Details Still Scant on Textron’s New Turboprop Single
The company is developing a single-engine turboprop, but isn’t yet revealing much beyond some basic performance parameters.

Officially, the details of Textron Aviation’s new single-engine turboprop program remain closely held. The company will only tease with broad brush strokes, and all a spokesperson would reveal shortly before NBAA 2015 began was the following:


“We intend to outperform the competition with the introduction of this product–from cabin size and acquisition cost, to performance capability. By leveraging the newest technologies, we expect this aircraft to have a range of more than 1,500 nautical miles and speeds in excess of 280 knots, while offering best in class operating costs. This is an entirely new, clean-sheet design aircraft and not a derivative or variant of any existing product. The company plans to have a single engine turboprop article in 2016.” 


Before Textron acquired Beechcraft last year, Cessna unveiled a concept for a new turboprop single at AirVenture 2012. The “research cabin mockup” was for a design slightly larger than the Piper Meridian. The concept aircraft design proposal included all-composite construction with retractable landing gear, a wingspan of 42 feet, sidestick controls and seating for seven in a cabin measuring 53 inches tall, 54 inches wide and 17 feet, 8 inches long. Baggage compartment space was 26 cubic feet. Target range for that mockup was 1,500 nm and the maximum cruise speed goal 280 knots. Cessna also had begun flying a “research vehicle” that essentially was a Citation Mustang very light jet denuded of its fanjets; instead a turboprop engine had been stuffed in the nose.


About that same time, rumblings began coming out of Beechcraft of a project designated PD434 that allegedly featured the filament-wound composite fuselage of a Premier light jet with a nose-mounted turboprop engine.

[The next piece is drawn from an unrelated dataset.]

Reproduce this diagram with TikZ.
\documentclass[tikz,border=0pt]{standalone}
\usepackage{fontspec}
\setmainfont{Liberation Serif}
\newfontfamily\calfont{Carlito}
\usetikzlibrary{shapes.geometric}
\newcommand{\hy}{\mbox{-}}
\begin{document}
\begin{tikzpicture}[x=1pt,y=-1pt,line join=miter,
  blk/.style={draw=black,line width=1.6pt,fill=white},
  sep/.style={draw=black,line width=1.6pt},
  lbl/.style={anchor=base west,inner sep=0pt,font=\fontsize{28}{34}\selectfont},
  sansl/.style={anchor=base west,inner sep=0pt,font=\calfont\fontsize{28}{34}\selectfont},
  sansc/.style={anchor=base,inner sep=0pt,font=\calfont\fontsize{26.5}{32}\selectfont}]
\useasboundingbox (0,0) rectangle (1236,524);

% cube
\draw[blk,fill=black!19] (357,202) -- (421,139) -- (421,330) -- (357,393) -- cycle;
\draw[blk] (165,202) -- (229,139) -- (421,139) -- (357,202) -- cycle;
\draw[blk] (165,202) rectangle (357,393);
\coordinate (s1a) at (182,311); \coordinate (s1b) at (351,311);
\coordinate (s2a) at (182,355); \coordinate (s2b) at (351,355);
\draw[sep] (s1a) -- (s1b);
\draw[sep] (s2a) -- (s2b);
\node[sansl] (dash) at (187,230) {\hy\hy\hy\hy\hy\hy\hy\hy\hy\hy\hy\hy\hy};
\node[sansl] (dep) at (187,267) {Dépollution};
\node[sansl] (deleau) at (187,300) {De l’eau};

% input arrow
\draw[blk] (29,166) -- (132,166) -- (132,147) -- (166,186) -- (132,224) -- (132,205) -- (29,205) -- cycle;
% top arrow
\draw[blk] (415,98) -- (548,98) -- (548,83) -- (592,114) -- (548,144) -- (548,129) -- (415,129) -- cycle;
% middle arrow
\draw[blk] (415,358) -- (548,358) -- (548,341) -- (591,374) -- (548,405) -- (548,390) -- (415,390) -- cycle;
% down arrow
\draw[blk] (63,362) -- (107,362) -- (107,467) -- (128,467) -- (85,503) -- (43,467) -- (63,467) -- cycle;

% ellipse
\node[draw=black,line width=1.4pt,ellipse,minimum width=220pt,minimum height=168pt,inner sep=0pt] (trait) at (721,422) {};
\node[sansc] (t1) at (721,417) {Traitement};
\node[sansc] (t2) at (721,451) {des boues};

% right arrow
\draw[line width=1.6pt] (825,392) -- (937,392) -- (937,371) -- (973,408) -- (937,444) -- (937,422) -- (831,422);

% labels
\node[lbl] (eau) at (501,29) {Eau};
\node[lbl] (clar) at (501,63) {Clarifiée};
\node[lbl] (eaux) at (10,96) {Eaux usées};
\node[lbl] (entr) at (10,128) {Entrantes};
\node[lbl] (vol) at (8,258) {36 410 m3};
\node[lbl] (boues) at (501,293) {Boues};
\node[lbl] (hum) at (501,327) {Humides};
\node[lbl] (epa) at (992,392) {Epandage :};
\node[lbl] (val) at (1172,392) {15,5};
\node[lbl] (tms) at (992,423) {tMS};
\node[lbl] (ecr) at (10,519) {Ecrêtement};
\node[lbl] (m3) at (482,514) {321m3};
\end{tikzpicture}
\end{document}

That design was said to be aimed squarely at the Pilatus PC-12 market.


What likely will be unveiled next year will fit a market niche somewhere in between, sized somewhere between the two market-leading pressurized turbine singles; the 330-knot TBM 900 and the capacious and recently updated Pilatus PC-12 NG. Textron is expected to try to take market share away from both of those popular programs by offering an aircraft that combines attributes of both without biting into sales of its own twin-engine King Air line.


By acquiring Beechcraft and its King Air turboprop twin family, Textron Aviation has emerged as the dominant industry force in the turboprop market with 221 combined deliveries of King Airs and Cessna Caravan singles last year to the civil market. King Airs comprise virtually the entire twin turboprop market, and revenues from King Air new aircraft sales and ongoing support have provided Textron Aviation with a stable source of income in an increasingly volatile jet market.

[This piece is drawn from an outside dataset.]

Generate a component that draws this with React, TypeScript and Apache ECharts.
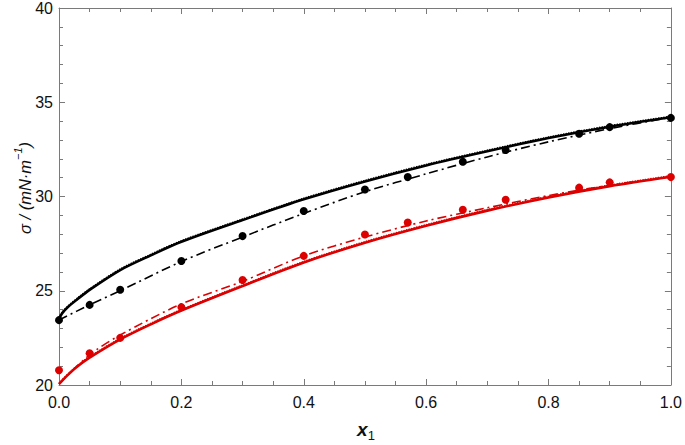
import React, { useEffect, useRef } from "react";
import * as echarts from "echarts";

// curve abscissae
const curveX = [0, 0.005, 0.015, 0.03, 0.05, 0.1, 0.15, 0.2, 0.3, 0.4, 0.5, 0.6, 0.7, 0.8, 0.9, 1.0];
const blackSolid = [23.5, 23.8, 24.15, 24.55, 25.05, 26.1, 26.88, 27.6, 28.75, 29.85, 30.8, 31.65, 32.4, 33.1, 33.7, 34.2];
const redSolid = [20.05, 20.22, 20.55, 20.98, 21.45, 22.42, 23.22, 23.95, 25.25, 26.5, 27.55, 28.45, 29.25, 29.95, 30.55, 31.05];

const dashX = [0, 0.05, 0.1, 0.2, 0.3, 0.4, 0.5, 0.6, 0.7, 0.8, 0.9, 1.0];
const blackDashDot = [23.45, 24.25, 25.0, 26.55, 27.85, 29.1, 30.25, 31.2, 32.1, 32.9, 33.6, 34.2];
const redDashDot = [20.05, 21.6, 22.65, 24.3, 25.5, 26.85, 27.85, 28.7, 29.4, 30.05, 30.6, 31.05];

// experimental points
const pointX = [0, 0.05, 0.1, 0.2, 0.3, 0.4, 0.5, 0.57, 0.66, 0.73, 0.85, 0.9, 1.0];
const blackPoints = [23.44, 24.25, 25.05, 26.58, 27.9, 29.23, 30.37, 31.03, 31.84, 32.47, 33.33, 33.68, 34.17];
const redPoints = [20.78, 21.68, 22.5, 24.13, 25.57, 26.85, 27.98, 28.62, 29.3, 29.83, 30.47, 30.75, 31.03];

const xTicks = [0, 0.2, 0.4, 0.6, 0.8, 1.0];
const yTicks = [20, 25, 30, 35, 40];

const BLACK = "#000000";
const RED = "#dc0000";
const FRAME = "#7a7a7a";
const FONT = "'Liberation Sans', Arial, sans-serif";

const pairs = (xs: number[], ys: number[]) => xs.map((x, i) => [x, ys[i]]);

export default function App() {
  const ref = useRef<HTMLDivElement>(null);
  useEffect(() => {
    if (!ref.current) return;
    const chart = echarts.init(ref.current, undefined, { renderer: "svg" });
    const xBase = {
      type: "value" as const,
      min: xTicks[0],
      max: xTicks[xTicks.length - 1],
      interval: 0.2,
      axisLine: { show: true, onZero: false, lineStyle: { color: FRAME, width: 1 } },
      axisTick: { show: true, inside: true, length: 6, lineStyle: { color: FRAME } },
      minorTick: { show: true, splitNumber: 4, length: 4, lineStyle: { color: FRAME } },
      splitLine: { show: false },
    };
    const yBase = {
      type: "value" as const,
      min: yTicks[0],
      max: yTicks[yTicks.length - 1],
      interval: 5,
      axisLine: { show: true, onZero: false, lineStyle: { color: FRAME, width: 1 } },
      axisTick: { show: true, inside: true, length: 6, lineStyle: { color: FRAME } },
      minorTick: { show: true, splitNumber: 5, length: 4, lineStyle: { color: FRAME } },
      splitLine: { show: false },
    };
    const dashDot = [9, 4, 2, 4];
    chart.setOption({
      animation: false,
      backgroundColor: "#ffffff",
      grid: { left: 59, top: 7, right: 14, bottom: 60 },
      xAxis: [
        {
          ...xBase,
          position: "bottom",
          axisLabel: {
            color: "#111",
            fontSize: 16,
            fontFamily: FONT,
            margin: 9,
            formatter: (v: number) => v.toFixed(1),
          },
        },
        { ...xBase, position: "top", axisLabel: { show: false } },
      ],
      yAxis: [
        {
          ...yBase,
          position: "left",
          axisLabel: { color: "#111", fontSize: 16, fontFamily: FONT, margin: 6 },
        },
        { ...yBase, position: "right", axisLabel: { show: false } },
      ],
      graphic: [
        {
          type: "text",
          x: 23,
          y: 188,
          rotation: Math.PI / 2,
          style: {
            text: "{i|σ / (mN·m}{s|−1}{i|)}",
            align: "center",
            verticalAlign: "middle",
            fill: "#111",
            rich: {
              i: { fontSize: 16.5, fontStyle: "italic", fontFamily: FONT, fill: "#111", lineHeight: 21, verticalAlign: "bottom" },
              s: { fontSize: 11, fontStyle: "italic", fontFamily: FONT, fill: "#111", lineHeight: 21, verticalAlign: "top" },
            },
          },
        },
        {
          type: "text",
          x: 366,
          y: 431,
          style: {
            text: "{x|x}{s|1}",
            align: "center",
            verticalAlign: "middle",
            rich: {
              x: { fontSize: 19, fontStyle: "italic", fontWeight: "bold", fontFamily: FONT, fill: "#111", lineHeight: 22, verticalAlign: "top" },
              s: { fontSize: 13, fontFamily: FONT, fill: "#111", lineHeight: 22, verticalAlign: "bottom" },
            },
          },
        },
      ],
      series: [
        {
          type: "line",
          data: pairs(curveX, redSolid),
          smooth: 0.3,
          showSymbol: false,
          lineStyle: { color: RED, width: 2.6 },
          z: 2,
        },
        {
          type: "line",
          data: pairs(curveX, redSolid.map((v) => v + 0.06)),
          smooth: 0.3,
          showSymbol: false,
          lineStyle: { color: RED, width: 1.3, type: "dotted" },
          z: 3,
        },
        {
          type: "line",
          data: pairs(dashX, redDashDot),
          smooth: 0.3,
          showSymbol: false,
          lineStyle: { color: RED, width: 1.6, type: dashDot },
          z: 2,
        },
        {
          type: "line",
          data: pairs(curveX, blackSolid),
          smooth: 0.3,
          showSymbol: false,
          lineStyle: { color: BLACK, width: 2.6 },
          z: 2,
        },
        {
          type: "line",
          data: pairs(curveX, blackSolid.map((v) => v + 0.06)),
          smooth: 0.3,
          showSymbol: false,
          lineStyle: { color: BLACK, width: 1.3, type: "dotted" },
          z: 3,
        },
        {
          type: "line",
          data: pairs(dashX, blackDashDot),
          smooth: 0.3,
          showSymbol: false,
          lineStyle: { color: BLACK, width: 1.6, type: dashDot },
          z: 2,
        },
        {
          type: "scatter",
          data: pairs(pointX, blackPoints),
          symbol: "circle",
          symbolSize: 8,
          itemStyle: { color: BLACK, opacity: 1 },
          z: 4,
        },
        {
          type: "scatter",
          data: pairs(pointX, redPoints),
          symbol: "circle",
          symbolSize: 8,
          itemStyle: { color: RED, opacity: 1 },
          z: 4,
        },
      ],
    });
    return () => chart.dispose();
  }, []);
  return <div ref={ref} style={{ width: 685, height: 445, position: "absolute", left: 0, top: 0 }} />;
}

Properly executed, a new single-engine turboprop could also take some market share away from Piper. That company announced its own all-new turboprop single earlier this year, the M600, featuring touchscreen-controlled Garmin G3000 avionics and an upscale interior with a fly away price of $2.82 million.


The new offering from Textron likely will cost more than that, but less than the $3.8 million a new TBM 900 commands. Expect Textron to go with G3000 or some other permutation of touchscreen avionics and sidesticks, but eschew composite airframe construction in favor of mostly aluminum and metal skin bonding, reducing development risks and keying on manufacturability in line with its current techniques in Wichita and Independence, Kan.

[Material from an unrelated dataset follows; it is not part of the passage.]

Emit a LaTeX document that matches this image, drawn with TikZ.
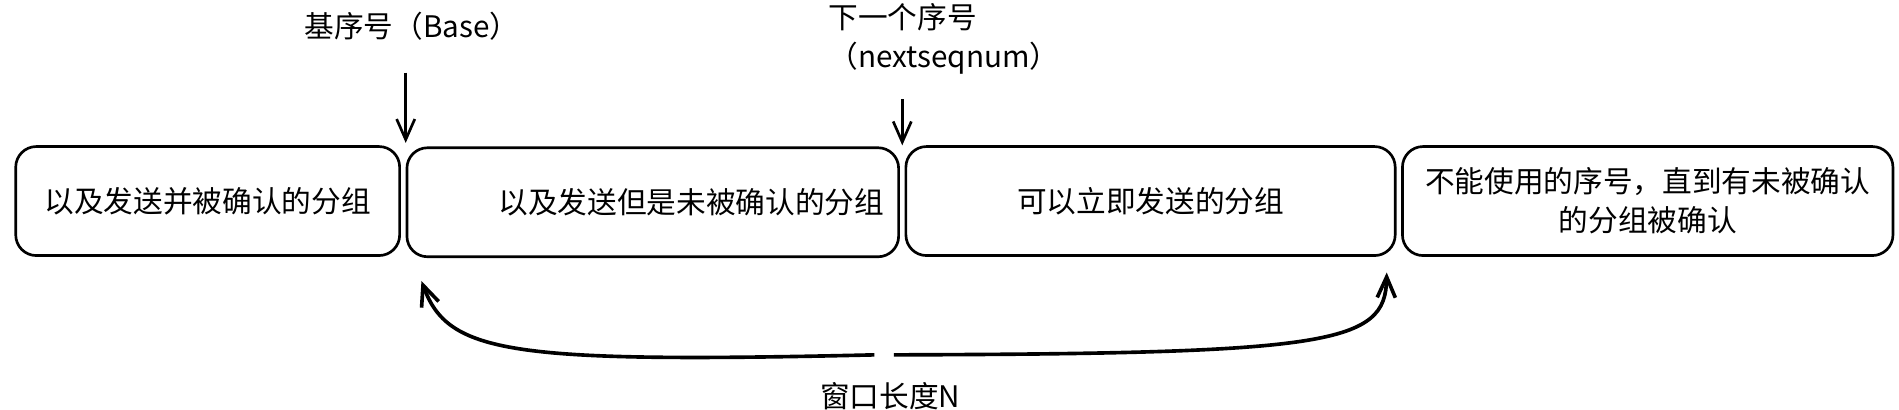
\documentclass[tikz,border=0pt]{standalone}
\usepackage{fontspec}
\setmainfont{Noto Sans CJK SC}
\usetikzlibrary{positioning, arrows.meta}

\begin{document}
\begin{tikzpicture}[x=1pt,y=-1pt,line width=2.2pt,>={Straight Barb[length=17pt,width=15pt]},
                    font=\fontsize{24.5}{32}\selectfont,
                    seg box/.style={draw,rounded corners=17pt,minimum height=90pt,inner sep=0pt}]
  \useasboundingbox (0,0) rectangle (1568,338.5);

  \node[seg box,minimum width=317pt] (s1) at (171.5,166) {以及发送并被确认的分组};
  \node[seg box,minimum width=406pt,text width=382pt,align=right] (s2) at (539,167) {以及发送但是未被确认的分组};
  \node[seg box,minimum width=404pt] (s3) at (950,166) {可以立即发送的分组};
  \node[seg box,minimum width=405pt,text width=392pt,align=center] (s4) at (1360.5,166)
       {不能使用的序号，直到有未被确认\\的分组被确认};

  \node (base) at (340,22) {基序号（Base）};
  \node[anchor=north west,align=left,inner sep=0pt] (next) at (683,2) {下一个序号\\（nextseqnum）};
  \node (win) at (735,327) {窗口长度N};

  \coordinate (b0) at (335,60);
  \coordinate (b1) at (335,118);
  \coordinate (n0) at (745,82);
  \coordinate (n1) at (745,120);
  \draw[->] (b0) -- (b1);
  \draw[->] (n0) -- (n1);

  \coordinate (wl0) at (722,293);
  \coordinate (wl1) at (348,232);
  \coordinate (wr0) at (738,293);
  \coordinate (wr1) at (1145,225);
  \draw[->,line width=3pt] (wl0) .. controls (420,300) and (370,292) .. (wl1);
  \draw[->,line width=3pt] (wr0) .. controls (1100,292) and (1144,284) .. (wr1);

\end{tikzpicture}
\end{document}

Some sort of fuselage cargo door and combi cabin layout also likely will be in the cards, as this will be a lifestyle aircraft aimed mostly at the owner-pilot market. Textron has surprised with some recent powerplant choices at both Cessna and Bell Helicopter, but there is little reason to think that this new aircraft would sport anything but a Pratt & Whitney Canada product in the nose, perhaps with single-lever power control or Innovative Solution & Support’s just-announced PT6 autothrottle system.